Given material >>
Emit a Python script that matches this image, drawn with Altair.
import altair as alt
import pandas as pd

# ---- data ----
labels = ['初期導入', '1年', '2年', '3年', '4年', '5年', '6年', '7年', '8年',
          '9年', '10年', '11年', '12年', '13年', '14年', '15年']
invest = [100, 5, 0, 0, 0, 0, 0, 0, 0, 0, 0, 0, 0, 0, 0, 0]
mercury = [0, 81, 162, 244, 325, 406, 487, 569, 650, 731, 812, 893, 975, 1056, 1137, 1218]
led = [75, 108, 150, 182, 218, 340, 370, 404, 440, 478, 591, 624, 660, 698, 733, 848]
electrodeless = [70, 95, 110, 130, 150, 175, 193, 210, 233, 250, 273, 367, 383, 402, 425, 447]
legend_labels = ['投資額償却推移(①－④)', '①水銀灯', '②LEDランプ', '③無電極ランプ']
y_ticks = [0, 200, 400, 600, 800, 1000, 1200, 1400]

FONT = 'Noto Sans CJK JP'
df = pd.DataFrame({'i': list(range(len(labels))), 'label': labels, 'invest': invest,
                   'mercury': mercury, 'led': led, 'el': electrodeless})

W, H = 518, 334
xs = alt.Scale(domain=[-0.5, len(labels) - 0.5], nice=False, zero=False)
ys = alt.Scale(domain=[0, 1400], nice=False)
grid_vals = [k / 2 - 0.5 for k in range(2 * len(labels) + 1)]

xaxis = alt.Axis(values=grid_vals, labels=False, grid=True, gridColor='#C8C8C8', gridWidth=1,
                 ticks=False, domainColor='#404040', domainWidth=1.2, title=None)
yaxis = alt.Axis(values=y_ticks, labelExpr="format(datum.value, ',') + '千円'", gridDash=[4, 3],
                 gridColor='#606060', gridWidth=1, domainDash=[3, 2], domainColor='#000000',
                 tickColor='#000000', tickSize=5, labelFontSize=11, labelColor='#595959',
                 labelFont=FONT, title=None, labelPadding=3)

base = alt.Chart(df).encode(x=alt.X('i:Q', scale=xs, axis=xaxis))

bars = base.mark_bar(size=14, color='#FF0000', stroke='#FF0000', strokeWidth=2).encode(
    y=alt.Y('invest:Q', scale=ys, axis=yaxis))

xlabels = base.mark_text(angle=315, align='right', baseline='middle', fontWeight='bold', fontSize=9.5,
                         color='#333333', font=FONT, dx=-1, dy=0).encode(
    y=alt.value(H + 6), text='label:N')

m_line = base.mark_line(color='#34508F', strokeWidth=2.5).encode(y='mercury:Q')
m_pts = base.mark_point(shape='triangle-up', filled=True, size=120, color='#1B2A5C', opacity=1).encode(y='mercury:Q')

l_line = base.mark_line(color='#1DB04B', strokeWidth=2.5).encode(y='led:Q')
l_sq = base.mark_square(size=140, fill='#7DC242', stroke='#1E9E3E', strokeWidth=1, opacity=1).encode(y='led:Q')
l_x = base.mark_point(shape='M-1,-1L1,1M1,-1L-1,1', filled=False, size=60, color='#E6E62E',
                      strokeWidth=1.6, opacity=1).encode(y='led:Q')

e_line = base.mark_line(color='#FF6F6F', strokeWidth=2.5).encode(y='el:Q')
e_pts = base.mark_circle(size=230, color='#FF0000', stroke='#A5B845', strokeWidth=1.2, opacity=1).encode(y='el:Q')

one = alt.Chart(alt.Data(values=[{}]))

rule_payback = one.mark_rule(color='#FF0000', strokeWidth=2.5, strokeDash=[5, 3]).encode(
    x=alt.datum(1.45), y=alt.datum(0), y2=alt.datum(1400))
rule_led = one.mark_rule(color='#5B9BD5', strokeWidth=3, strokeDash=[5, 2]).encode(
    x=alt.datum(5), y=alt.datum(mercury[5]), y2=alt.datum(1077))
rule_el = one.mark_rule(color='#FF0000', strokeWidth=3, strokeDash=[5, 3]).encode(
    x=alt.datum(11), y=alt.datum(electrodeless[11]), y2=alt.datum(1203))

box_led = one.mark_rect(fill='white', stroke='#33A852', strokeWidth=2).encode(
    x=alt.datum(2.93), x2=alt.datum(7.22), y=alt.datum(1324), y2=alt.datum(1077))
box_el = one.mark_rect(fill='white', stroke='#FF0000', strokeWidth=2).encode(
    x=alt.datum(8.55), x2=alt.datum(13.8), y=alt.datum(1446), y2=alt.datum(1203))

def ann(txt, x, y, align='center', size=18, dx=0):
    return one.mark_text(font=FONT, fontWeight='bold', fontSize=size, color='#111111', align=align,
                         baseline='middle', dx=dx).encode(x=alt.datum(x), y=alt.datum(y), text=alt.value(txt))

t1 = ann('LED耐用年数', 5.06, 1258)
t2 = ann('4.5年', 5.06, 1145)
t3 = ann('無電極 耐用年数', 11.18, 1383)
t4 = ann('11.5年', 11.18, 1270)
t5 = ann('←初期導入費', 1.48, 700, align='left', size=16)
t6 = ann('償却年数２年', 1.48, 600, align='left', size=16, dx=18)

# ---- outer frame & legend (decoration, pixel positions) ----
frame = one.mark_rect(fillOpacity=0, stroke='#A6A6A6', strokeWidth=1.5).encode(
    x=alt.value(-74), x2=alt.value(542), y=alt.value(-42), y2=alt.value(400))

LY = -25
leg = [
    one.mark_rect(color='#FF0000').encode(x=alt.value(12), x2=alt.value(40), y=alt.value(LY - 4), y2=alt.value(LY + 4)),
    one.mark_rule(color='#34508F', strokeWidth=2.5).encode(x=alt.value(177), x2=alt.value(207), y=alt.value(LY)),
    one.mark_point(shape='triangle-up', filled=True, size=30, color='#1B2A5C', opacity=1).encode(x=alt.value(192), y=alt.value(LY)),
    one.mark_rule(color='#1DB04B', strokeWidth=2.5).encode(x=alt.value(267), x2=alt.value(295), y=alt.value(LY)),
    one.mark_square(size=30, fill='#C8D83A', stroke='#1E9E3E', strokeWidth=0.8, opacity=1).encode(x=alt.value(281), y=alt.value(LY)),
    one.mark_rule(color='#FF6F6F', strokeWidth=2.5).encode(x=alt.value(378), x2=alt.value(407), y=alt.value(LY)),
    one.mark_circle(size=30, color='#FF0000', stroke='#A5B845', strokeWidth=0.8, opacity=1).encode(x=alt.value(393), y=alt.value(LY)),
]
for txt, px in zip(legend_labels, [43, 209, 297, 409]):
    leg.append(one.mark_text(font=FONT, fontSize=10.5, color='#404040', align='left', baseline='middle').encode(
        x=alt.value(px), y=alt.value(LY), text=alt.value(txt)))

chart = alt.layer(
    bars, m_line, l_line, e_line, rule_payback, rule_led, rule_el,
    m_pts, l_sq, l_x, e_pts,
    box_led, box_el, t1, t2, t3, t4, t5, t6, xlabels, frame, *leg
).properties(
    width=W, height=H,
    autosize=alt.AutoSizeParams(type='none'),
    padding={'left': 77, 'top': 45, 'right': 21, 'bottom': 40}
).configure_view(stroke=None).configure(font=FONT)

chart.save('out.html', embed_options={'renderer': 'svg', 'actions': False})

Written instruction >>
Output the lines above verbatim and in full.

Reply to the exercise >>
Emit a Python script that matches this image, drawn with Altair.
import altair as alt
import pandas as pd

# ---- data ----
labels = ['初期導入', '1年', '2年', '3年', '4年', '5年', '6年', '7年', '8年',
          '9年', '10年', '11年', '12年', '13年', '14年', '15年']
invest = [100, 5, 0, 0, 0, 0, 0, 0, 0, 0, 0, 0, 0, 0, 0, 0]
mercury = [0, 81, 162, 244, 325, 406, 487, 569, 650, 731, 812, 893, 975, 1056, 1137, 1218]
led = [75, 108, 150, 182, 218, 340, 370, 404, 440, 478, 591, 624, 660, 698, 733, 848]
electrodeless = [70, 95, 110, 130, 150, 175, 193, 210, 233, 250, 273, 367, 383, 402, 425, 447]
legend_labels = ['投資額償却推移(①－④)', '①水銀灯', '②LEDランプ', '③無電極ランプ']
y_ticks = [0, 200, 400, 600, 800, 1000, 1200, 1400]

FONT = 'Noto Sans CJK JP'
df = pd.DataFrame({'i': list(range(len(labels))), 'label': labels, 'invest': invest,
                   'mercury': mercury, 'led': led, 'el': electrodeless})

W, H = 518, 334
xs = alt.Scale(domain=[-0.5, len(labels) - 0.5], nice=False, zero=False)
ys = alt.Scale(domain=[0, 1400], nice=False)
grid_vals = [k / 2 - 0.5 for k in range(2 * len(labels) + 1)]

xaxis = alt.Axis(values=grid_vals, labels=False, grid=True, gridColor='#C8C8C8', gridWidth=1,
                 ticks=False, domainColor='#404040', domainWidth=1.2, title=None)
yaxis = alt.Axis(values=y_ticks, labelExpr="format(datum.value, ',') + '千円'", gridDash=[4, 3],
                 gridColor='#606060', gridWidth=1, domainDash=[3, 2], domainColor='#000000',
                 tickColor='#000000', tickSize=5, labelFontSize=11, labelColor='#595959',
                 labelFont=FONT, title=None, labelPadding=3)

base = alt.Chart(df).encode(x=alt.X('i:Q', scale=xs, axis=xaxis))

bars = base.mark_bar(size=14, color='#FF0000', stroke='#FF0000', strokeWidth=2).encode(
    y=alt.Y('invest:Q', scale=ys, axis=yaxis))

xlabels = base.mark_text(angle=315, align='right', baseline='middle', fontWeight='bold', fontSize=9.5,
                         color='#333333', font=FONT, dx=-1, dy=0).encode(
    y=alt.value(H + 6), text='label:N')

m_line = base.mark_line(color='#34508F', strokeWidth=2.5).encode(y='mercury:Q')
m_pts = base.mark_point(shape='triangle-up', filled=True, size=120, color='#1B2A5C', opacity=1).encode(y='mercury:Q')

l_line = base.mark_line(color='#1DB04B', strokeWidth=2.5).encode(y='led:Q')
l_sq = base.mark_square(size=140, fill='#7DC242', stroke='#1E9E3E', strokeWidth=1, opacity=1).encode(y='led:Q')
l_x = base.mark_point(shape='M-1,-1L1,1M1,-1L-1,1', filled=False, size=60, color='#E6E62E',
                      strokeWidth=1.6, opacity=1).encode(y='led:Q')

e_line = base.mark_line(color='#FF6F6F', strokeWidth=2.5).encode(y='el:Q')
e_pts = base.mark_circle(size=230, color='#FF0000', stroke='#A5B845', strokeWidth=1.2, opacity=1).encode(y='el:Q')

one = alt.Chart(alt.Data(values=[{}]))

rule_payback = one.mark_rule(color='#FF0000', strokeWidth=2.5, strokeDash=[5, 3]).encode(
    x=alt.datum(1.45), y=alt.datum(0), y2=alt.datum(1400))
rule_led = one.mark_rule(color='#5B9BD5', strokeWidth=3, strokeDash=[5, 2]).encode(
    x=alt.datum(5), y=alt.datum(mercury[5]), y2=alt.datum(1077))
rule_el = one.mark_rule(color='#FF0000', strokeWidth=3, strokeDash=[5, 3]).encode(
    x=alt.datum(11), y=alt.datum(electrodeless[11]), y2=alt.datum(1203))

box_led = one.mark_rect(fill='white', stroke='#33A852', strokeWidth=2).encode(
    x=alt.datum(2.93), x2=alt.datum(7.22), y=alt.datum(1324), y2=alt.datum(1077))
box_el = one.mark_rect(fill='white', stroke='#FF0000', strokeWidth=2).encode(
    x=alt.datum(8.55), x2=alt.datum(13.8), y=alt.datum(1446), y2=alt.datum(1203))

def ann(txt, x, y, align='center', size=18, dx=0):
    return one.mark_text(font=FONT, fontWeight='bold', fontSize=size, color='#111111', align=align,
                         baseline='middle', dx=dx).encode(x=alt.datum(x), y=alt.datum(y), text=alt.value(txt))

t1 = ann('LED耐用年数', 5.06, 1258)
t2 = ann('4.5年', 5.06, 1145)
t3 = ann('無電極 耐用年数', 11.18, 1383)
t4 = ann('11.5年', 11.18, 1270)
t5 = ann('←初期導入費', 1.48, 700, align='left', size=16)
t6 = ann('償却年数２年', 1.48, 600, align='left', size=16, dx=18)

# ---- outer frame & legend (decoration, pixel positions) ----
frame = one.mark_rect(fillOpacity=0, stroke='#A6A6A6', strokeWidth=1.5).encode(
    x=alt.value(-74), x2=alt.value(542), y=alt.value(-42), y2=alt.value(400))

LY = -25
leg = [
    one.mark_rect(color='#FF0000').encode(x=alt.value(12), x2=alt.value(40), y=alt.value(LY - 4), y2=alt.value(LY + 4)),
    one.mark_rule(color='#34508F', strokeWidth=2.5).encode(x=alt.value(177), x2=alt.value(207), y=alt.value(LY)),
    one.mark_point(shape='triangle-up', filled=True, size=30, color='#1B2A5C', opacity=1).encode(x=alt.value(192), y=alt.value(LY)),
    one.mark_rule(color='#1DB04B', strokeWidth=2.5).encode(x=alt.value(267), x2=alt.value(295), y=alt.value(LY)),
    one.mark_square(size=30, fill='#C8D83A', stroke='#1E9E3E', strokeWidth=0.8, opacity=1).encode(x=alt.value(281), y=alt.value(LY)),
    one.mark_rule(color='#FF6F6F', strokeWidth=2.5).encode(x=alt.value(378), x2=alt.value(407), y=alt.value(LY)),
    one.mark_circle(size=30, color='#FF0000', stroke='#A5B845', strokeWidth=0.8, opacity=1).encode(x=alt.value(393), y=alt.value(LY)),
]
for txt, px in zip(legend_labels, [43, 209, 297, 409]):
    leg.append(one.mark_text(font=FONT, fontSize=10.5, color='#404040', align='left', baseline='middle').encode(
        x=alt.value(px), y=alt.value(LY), text=alt.value(txt)))

chart = alt.layer(
    bars, m_line, l_line, e_line, rule_payback, rule_led, rule_el,
    m_pts, l_sq, l_x, e_pts,
    box_led, box_el, t1, t2, t3, t4, t5, t6, xlabels, frame, *leg
).properties(
    width=W, height=H,
    autosize=alt.AutoSizeParams(type='none'),
    padding={'left': 77, 'top': 45, 'right': 21, 'bottom': 40}
).configure_view(stroke=None).configure(font=FONT)

chart.save('out.html', embed_options={'renderer': 'svg', 'actions': False})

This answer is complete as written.